“Word Shout Song” at the DuSable Museum
An exhibit traces English word origins back to Africa

Esteemed Cadomblé leader Mãe Menininha (front center) with her priestess in Bahia , 1940–1941, was one of Turner’s main informants.
This summer, the DuSable Museum plays host to “Word, Shout, Song,” a traveling Smithsonian exhibit on scholar Lorenzo Dow Turner, who first linked African roots to the language of the Gullah (now referred to as Geechee) people of coastal South Carolina and Georgia. We take a closer look at some words from the exhibit with Thomas Klein, a linguistics professor at Georgia Southern University.
English tote (to carry)
Gullah tot (to carry)
Kikongo (from the Democratic Republic of Congo) tootu (to pick up)
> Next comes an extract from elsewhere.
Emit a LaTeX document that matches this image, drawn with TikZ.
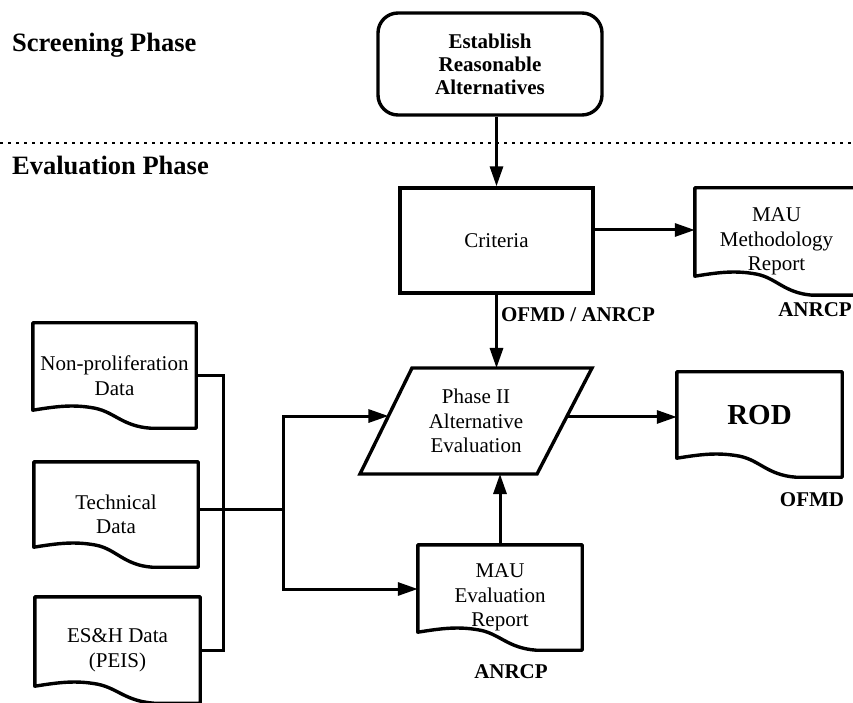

When Turner’s seminal work Africanisms in the Gullah Dialect was published in 1949, some didn’t want to accept that African languages had any influence on American speech. The origin of the verb tote is still controversial. “There is an Old English root from a thousand years ago when the English language looked very different, totian, which also means to carry,” Klein explains.
English jigger (mite)
Gullah jiga (insect)
Yoruba (from Nigeria) jiga (insect)
The common Southern word jigger is sometimes spelled chigger. Wal-Mart even sells an ointment for bug bites called Chiggerex Plus. “When you encounter foreign sounds, you choose to understand and pronounce the sound that’s closest to the foreign one from your language,” Klein says. The original word would have been pronounced with a ds sound like in fads.
English voodoo (hex)
Gullah wudu (deity)
Fon (from Benin) vodun (deity)
Turner listed a variety of African meanings for this word, including witchcraft, sorcery or sorcerer, but the English word voodoo today generally refers to the religion. Our understanding of voodoo probably came from the other main area West African slaves were taken, the Mississippi Delta and New Orleans, rather than Gullah culture.
“Word, Shout, Song: Lorenzo Dow Turner Connecting Communities Through Language” is at DuSable Museum, 740 E 56th Pl, until December 31.